STATED PROBLEM
From the records below, print only the part that opens with the line containing "Give me the TikZ source for this diagram." and closes with the line containing "(0,48.5) rectangle (631,49.5);"; omit the pictures.

RECORD SET
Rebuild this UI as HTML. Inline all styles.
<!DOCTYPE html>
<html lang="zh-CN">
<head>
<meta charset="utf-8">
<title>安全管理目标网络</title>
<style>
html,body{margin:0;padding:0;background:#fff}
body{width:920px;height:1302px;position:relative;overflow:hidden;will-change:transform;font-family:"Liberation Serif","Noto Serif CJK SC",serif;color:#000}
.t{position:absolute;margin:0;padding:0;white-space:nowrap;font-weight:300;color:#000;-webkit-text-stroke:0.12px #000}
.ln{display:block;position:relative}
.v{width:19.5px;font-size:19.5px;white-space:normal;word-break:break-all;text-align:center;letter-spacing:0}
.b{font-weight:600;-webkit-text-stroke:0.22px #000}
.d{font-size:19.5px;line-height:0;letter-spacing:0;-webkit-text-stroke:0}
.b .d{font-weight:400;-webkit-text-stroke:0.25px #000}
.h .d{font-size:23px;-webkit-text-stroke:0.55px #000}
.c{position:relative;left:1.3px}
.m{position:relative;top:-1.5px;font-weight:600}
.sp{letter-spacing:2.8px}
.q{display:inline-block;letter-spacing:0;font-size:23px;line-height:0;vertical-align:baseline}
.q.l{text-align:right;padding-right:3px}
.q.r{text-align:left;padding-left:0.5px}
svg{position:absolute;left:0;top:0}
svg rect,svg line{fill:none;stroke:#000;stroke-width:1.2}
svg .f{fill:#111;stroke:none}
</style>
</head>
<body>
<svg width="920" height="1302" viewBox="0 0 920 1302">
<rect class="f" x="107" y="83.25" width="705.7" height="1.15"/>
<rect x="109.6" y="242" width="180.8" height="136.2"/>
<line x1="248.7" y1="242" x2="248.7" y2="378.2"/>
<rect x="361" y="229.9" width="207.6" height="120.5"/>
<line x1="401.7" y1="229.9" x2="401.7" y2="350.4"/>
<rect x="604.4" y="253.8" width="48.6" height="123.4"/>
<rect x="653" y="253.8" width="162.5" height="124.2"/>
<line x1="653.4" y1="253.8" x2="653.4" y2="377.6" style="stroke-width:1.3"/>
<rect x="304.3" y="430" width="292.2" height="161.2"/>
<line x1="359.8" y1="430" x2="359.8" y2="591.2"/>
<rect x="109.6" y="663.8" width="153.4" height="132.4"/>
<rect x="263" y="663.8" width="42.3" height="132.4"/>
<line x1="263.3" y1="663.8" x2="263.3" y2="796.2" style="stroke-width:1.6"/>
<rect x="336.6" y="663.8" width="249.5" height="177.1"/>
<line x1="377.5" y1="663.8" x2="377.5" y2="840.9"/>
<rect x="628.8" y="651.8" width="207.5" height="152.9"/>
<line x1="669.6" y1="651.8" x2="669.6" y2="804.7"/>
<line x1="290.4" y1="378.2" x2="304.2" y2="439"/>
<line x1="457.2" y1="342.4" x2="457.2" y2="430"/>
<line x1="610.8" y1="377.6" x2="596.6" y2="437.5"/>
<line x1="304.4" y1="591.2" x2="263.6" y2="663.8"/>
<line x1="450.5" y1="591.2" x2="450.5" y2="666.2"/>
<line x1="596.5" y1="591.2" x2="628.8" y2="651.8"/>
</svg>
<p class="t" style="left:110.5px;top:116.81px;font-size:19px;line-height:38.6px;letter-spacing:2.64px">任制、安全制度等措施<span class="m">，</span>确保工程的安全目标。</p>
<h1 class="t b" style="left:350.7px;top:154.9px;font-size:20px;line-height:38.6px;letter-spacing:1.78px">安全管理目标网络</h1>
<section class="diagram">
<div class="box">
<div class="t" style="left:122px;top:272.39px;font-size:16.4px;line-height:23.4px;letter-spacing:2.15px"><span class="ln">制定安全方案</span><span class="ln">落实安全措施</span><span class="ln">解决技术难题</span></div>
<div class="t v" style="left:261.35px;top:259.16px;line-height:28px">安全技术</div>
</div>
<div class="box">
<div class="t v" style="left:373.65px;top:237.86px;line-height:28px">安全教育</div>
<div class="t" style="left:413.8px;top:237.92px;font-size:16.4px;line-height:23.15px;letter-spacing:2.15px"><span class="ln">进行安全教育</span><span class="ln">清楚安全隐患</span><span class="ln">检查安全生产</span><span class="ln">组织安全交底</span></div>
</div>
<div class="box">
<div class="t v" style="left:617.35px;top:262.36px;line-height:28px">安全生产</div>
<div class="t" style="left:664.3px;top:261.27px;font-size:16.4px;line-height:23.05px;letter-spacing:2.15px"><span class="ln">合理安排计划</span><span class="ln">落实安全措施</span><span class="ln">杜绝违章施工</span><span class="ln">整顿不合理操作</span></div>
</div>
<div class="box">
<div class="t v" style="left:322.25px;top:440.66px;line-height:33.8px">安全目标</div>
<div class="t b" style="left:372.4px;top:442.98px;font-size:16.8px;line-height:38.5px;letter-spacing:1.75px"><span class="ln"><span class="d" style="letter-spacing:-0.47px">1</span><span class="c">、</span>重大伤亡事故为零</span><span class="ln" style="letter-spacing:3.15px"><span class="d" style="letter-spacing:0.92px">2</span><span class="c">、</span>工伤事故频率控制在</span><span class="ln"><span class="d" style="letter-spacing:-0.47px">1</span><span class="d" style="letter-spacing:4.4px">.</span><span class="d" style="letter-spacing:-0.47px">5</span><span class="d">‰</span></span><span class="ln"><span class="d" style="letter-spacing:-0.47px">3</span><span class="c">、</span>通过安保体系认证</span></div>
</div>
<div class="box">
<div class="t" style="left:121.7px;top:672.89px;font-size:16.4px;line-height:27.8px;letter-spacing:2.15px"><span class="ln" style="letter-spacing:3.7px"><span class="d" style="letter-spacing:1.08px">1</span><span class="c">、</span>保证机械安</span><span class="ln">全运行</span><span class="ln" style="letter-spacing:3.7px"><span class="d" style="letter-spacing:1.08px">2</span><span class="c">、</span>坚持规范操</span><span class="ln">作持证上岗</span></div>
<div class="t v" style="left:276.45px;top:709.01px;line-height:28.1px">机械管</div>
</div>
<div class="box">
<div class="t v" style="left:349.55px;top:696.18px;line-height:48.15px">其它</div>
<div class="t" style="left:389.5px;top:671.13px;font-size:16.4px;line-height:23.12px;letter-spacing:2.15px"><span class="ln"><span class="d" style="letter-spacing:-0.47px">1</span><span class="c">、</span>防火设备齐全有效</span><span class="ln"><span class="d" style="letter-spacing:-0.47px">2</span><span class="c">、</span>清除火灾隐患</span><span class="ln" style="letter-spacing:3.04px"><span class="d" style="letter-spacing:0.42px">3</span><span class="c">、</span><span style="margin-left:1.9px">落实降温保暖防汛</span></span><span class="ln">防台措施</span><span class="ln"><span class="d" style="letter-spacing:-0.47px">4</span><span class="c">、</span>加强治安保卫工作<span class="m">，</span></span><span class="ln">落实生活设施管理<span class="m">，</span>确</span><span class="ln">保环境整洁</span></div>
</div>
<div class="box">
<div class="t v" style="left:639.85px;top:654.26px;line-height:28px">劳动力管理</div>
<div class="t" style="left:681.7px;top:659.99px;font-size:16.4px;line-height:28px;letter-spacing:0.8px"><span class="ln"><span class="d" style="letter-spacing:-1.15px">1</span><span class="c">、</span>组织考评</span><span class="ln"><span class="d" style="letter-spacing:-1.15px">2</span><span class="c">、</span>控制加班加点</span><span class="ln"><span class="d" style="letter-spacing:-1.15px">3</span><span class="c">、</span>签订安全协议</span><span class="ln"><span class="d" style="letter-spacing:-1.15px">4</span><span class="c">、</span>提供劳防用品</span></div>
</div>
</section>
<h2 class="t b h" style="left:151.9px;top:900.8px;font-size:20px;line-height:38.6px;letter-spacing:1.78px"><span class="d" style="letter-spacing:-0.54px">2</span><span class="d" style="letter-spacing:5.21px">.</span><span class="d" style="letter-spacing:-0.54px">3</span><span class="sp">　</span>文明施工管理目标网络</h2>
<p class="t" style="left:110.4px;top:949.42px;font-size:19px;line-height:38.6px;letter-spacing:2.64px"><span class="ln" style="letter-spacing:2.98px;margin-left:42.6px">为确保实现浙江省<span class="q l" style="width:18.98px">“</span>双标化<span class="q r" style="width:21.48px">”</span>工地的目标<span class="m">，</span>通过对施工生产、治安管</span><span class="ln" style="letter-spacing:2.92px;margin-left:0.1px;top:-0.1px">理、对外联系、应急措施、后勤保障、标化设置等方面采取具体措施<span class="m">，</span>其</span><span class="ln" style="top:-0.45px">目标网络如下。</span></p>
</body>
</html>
==
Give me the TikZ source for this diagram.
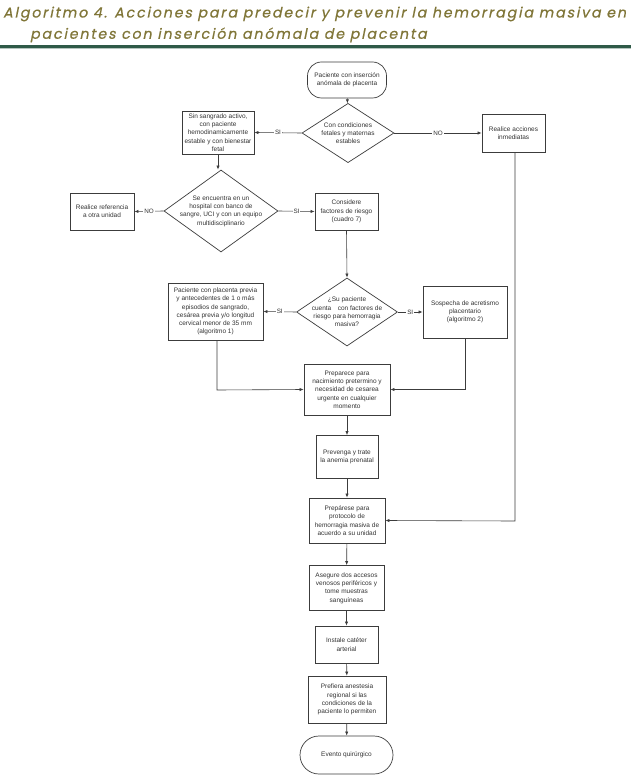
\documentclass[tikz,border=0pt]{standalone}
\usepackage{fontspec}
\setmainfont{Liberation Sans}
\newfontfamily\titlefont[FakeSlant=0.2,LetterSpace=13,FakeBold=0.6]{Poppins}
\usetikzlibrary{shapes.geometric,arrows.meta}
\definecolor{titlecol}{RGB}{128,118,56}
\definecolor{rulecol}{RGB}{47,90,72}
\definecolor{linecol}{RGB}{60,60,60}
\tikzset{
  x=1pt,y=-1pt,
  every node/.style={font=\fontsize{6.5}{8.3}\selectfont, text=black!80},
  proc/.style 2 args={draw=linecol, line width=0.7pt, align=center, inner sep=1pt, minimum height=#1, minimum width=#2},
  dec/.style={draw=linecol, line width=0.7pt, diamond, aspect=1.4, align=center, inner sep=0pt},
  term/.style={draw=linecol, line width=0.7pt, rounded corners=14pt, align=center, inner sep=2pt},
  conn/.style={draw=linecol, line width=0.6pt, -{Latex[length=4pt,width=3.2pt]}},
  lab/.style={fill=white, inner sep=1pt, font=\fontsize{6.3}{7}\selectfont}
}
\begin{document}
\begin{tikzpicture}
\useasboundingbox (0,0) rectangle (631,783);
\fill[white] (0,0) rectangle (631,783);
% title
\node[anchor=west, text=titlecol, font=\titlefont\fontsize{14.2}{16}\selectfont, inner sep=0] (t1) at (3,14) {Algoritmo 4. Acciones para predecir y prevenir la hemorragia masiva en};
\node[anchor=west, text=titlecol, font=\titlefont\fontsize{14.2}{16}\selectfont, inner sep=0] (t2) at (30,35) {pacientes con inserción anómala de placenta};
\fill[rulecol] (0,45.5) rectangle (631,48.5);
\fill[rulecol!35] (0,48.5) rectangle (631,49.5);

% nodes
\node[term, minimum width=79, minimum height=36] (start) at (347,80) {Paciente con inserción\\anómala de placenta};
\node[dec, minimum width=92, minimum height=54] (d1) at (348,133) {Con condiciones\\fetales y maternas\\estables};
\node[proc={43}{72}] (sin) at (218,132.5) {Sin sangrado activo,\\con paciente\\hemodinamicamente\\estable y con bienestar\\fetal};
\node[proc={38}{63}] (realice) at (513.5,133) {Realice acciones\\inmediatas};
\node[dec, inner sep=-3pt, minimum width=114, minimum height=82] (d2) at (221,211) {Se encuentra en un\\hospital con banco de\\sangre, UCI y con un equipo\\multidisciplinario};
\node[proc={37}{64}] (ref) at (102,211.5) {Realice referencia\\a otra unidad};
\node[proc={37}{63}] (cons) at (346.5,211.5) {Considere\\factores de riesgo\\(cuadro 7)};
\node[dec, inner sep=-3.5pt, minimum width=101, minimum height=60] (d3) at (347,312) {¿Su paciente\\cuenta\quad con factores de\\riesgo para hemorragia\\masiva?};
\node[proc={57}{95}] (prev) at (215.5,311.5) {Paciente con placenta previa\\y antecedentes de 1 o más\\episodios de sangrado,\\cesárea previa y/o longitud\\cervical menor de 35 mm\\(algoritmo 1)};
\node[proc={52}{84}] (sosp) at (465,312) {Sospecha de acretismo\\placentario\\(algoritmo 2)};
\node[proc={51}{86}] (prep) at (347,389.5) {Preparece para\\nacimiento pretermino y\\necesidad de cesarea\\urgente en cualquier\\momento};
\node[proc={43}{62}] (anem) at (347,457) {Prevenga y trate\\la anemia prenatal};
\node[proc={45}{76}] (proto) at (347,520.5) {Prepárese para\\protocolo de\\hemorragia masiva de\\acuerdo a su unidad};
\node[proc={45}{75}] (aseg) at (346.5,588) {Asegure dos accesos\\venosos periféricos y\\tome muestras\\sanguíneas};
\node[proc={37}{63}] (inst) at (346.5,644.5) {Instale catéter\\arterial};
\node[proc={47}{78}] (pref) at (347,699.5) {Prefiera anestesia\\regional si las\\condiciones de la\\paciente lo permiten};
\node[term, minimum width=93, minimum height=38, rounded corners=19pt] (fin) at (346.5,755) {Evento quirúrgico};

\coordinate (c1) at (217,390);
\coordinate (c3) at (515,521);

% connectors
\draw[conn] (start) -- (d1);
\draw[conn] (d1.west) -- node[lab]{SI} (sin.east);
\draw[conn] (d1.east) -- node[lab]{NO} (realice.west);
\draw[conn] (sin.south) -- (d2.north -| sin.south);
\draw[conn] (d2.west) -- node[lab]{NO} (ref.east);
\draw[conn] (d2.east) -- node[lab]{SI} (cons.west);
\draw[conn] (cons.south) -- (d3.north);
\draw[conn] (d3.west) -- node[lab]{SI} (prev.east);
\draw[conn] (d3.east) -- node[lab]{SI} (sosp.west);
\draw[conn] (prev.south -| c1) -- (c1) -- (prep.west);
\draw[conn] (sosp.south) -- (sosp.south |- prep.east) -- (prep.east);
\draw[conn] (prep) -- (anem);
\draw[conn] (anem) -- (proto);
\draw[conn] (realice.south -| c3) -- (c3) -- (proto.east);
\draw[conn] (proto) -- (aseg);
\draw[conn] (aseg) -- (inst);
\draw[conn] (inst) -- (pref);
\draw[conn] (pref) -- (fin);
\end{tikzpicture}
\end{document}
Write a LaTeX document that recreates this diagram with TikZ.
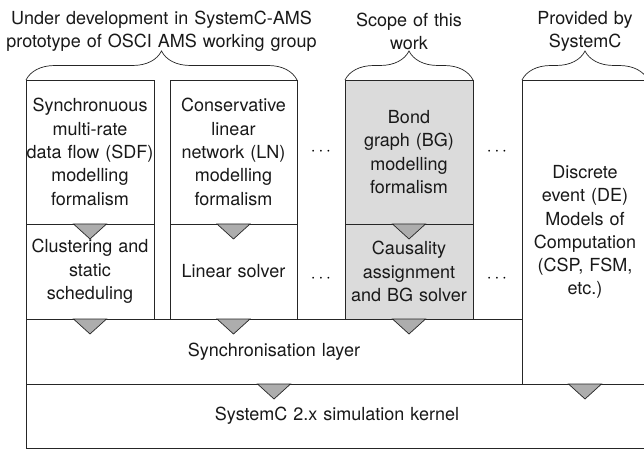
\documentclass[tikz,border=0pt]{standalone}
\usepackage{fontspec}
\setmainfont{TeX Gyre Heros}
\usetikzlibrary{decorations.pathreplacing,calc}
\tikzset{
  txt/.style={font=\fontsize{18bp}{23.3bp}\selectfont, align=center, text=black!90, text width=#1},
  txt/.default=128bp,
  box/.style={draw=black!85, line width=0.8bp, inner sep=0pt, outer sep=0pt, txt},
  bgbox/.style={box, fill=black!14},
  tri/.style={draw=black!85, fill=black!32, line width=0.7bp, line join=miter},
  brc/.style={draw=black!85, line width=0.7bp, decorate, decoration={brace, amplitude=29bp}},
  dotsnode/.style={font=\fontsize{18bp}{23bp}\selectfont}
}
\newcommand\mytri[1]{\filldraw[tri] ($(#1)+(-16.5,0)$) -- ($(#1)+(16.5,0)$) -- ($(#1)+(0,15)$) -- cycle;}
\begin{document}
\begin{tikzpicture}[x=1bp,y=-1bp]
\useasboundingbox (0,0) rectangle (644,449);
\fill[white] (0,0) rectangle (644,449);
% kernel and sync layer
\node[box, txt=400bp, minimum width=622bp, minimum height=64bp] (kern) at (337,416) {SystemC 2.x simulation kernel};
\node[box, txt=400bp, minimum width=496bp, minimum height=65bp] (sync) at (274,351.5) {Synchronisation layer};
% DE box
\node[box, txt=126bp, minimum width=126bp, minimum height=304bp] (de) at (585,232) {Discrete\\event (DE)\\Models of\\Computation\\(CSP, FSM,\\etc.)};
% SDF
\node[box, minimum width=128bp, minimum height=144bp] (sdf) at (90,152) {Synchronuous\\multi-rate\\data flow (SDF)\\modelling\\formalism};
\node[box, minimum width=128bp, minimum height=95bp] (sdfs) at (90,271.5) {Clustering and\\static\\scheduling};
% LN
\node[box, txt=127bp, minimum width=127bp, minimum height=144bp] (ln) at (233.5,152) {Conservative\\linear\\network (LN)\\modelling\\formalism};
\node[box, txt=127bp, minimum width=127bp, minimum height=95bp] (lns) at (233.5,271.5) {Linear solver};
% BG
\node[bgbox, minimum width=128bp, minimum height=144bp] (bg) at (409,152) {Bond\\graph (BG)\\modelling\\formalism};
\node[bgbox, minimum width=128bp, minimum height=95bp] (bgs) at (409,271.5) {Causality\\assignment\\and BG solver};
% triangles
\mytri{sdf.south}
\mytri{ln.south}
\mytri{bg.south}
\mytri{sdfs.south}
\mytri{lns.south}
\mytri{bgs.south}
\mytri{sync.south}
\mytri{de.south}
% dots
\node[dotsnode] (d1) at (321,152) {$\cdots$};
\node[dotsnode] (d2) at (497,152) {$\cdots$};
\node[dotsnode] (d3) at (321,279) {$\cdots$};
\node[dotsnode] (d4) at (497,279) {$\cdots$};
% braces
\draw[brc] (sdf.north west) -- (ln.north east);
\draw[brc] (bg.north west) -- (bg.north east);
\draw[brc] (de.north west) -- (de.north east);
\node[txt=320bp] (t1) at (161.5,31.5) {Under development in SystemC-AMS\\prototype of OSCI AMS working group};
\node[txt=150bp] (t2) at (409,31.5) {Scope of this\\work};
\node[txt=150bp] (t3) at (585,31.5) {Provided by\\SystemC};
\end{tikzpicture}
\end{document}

ANSWER TO THIS PROBLEM
Give me the TikZ source for this diagram.
\documentclass[tikz,border=0pt]{standalone}
\usepackage{fontspec}
\setmainfont{Liberation Sans}
\newfontfamily\titlefont[FakeSlant=0.2,LetterSpace=13,FakeBold=0.6]{Poppins}
\usetikzlibrary{shapes.geometric,arrows.meta}
\definecolor{titlecol}{RGB}{128,118,56}
\definecolor{rulecol}{RGB}{47,90,72}
\definecolor{linecol}{RGB}{60,60,60}
\tikzset{
  x=1pt,y=-1pt,
  every node/.style={font=\fontsize{6.5}{8.3}\selectfont, text=black!80},
  proc/.style 2 args={draw=linecol, line width=0.7pt, align=center, inner sep=1pt, minimum height=#1, minimum width=#2},
  dec/.style={draw=linecol, line width=0.7pt, diamond, aspect=1.4, align=center, inner sep=0pt},
  term/.style={draw=linecol, line width=0.7pt, rounded corners=14pt, align=center, inner sep=2pt},
  conn/.style={draw=linecol, line width=0.6pt, -{Latex[length=4pt,width=3.2pt]}},
  lab/.style={fill=white, inner sep=1pt, font=\fontsize{6.3}{7}\selectfont}
}
\begin{document}
\begin{tikzpicture}
\useasboundingbox (0,0) rectangle (631,783);
\fill[white] (0,0) rectangle (631,783);
% title
\node[anchor=west, text=titlecol, font=\titlefont\fontsize{14.2}{16}\selectfont, inner sep=0] (t1) at (3,14) {Algoritmo 4. Acciones para predecir y prevenir la hemorragia masiva en};
\node[anchor=west, text=titlecol, font=\titlefont\fontsize{14.2}{16}\selectfont, inner sep=0] (t2) at (30,35) {pacientes con inserción anómala de placenta};
\fill[rulecol] (0,45.5) rectangle (631,48.5);
\fill[rulecol!35] (0,48.5) rectangle (631,49.5);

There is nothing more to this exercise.